Looking at the results from Test 2, you can see that the Vortec suffers slightly compared to the Corvette heads below 4,000 rpm, but this is an average power loss of barely 4 lb-ft of torque, which would be tough to detect in the car. The good news is that above 4,000 rpm, the heads cranked an average increase of 13 hp from 4,000 to 5,800 rpm with a maximum increase of 38 hp at 5,800. That’s power you can feel!

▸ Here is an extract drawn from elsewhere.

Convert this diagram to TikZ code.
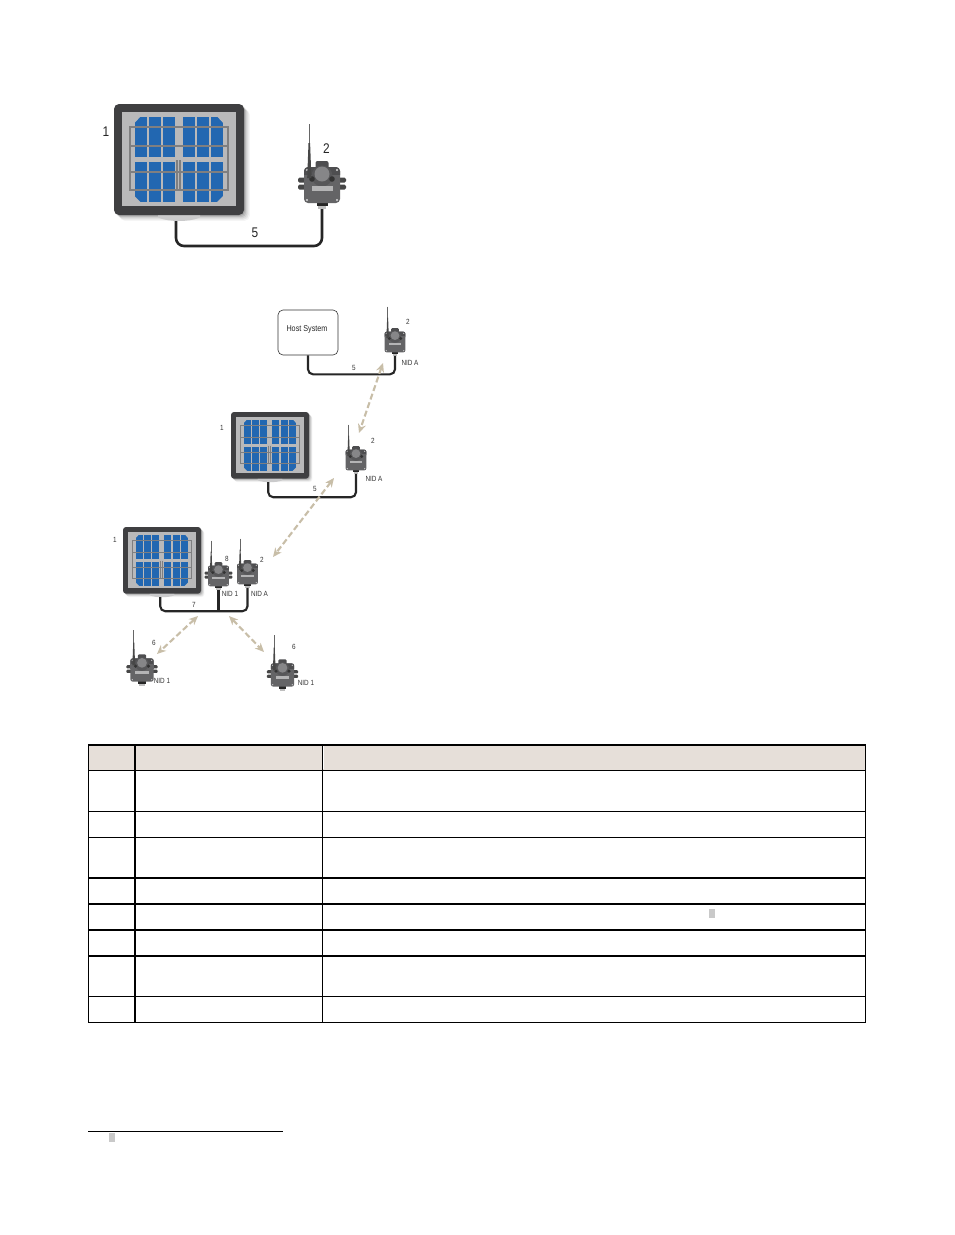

For Test 3, McKenzie put about a half-hour into a minor tune-up of the area directly below the valve seat in the intake and exhaust ports and machined a 30-degree back-cut on the stock exhaust valves to improve low-lift flow. Ed Taylor then bolted the heads back on the engine and tested it again, with no other changes. Again, the engine suffered in the torque comparison versus the Corvette heads below 4,000 rpm, but the total average loss was less than 2 lb-ft of torque. On the plus side, above 4,000 rpm the porting had a chance to strut its stuff. While peak horsepower jumped slightly to a best of 384 hp at 5,700, the interesting info was that the entire torque curve above 4,000 averaged an increase of over 20 lb-ft at each rpm point. Peak torque didn’t change significantly at 401 lb-ft at 3,600. From this test, you can imagine this motor would really pull between 4,000 and 6,000 rpm.

Conclusion

This put our under-$2,500 pedestrian cast piston Goodwrench 350 at a stout 384 hp at 5,700 rpm and only an agonizing 16 hp away from 400. This is so tantalizingly close that we’re not quitting yet. We think we can break the 400hp barrier with this engine without resorting to exotic aftermarket parts. The plan involves some minor tuning, perhaps a bigger set of headers, or different mufflers, but you’ll have to wait until the next installment to find out if we pulled it off.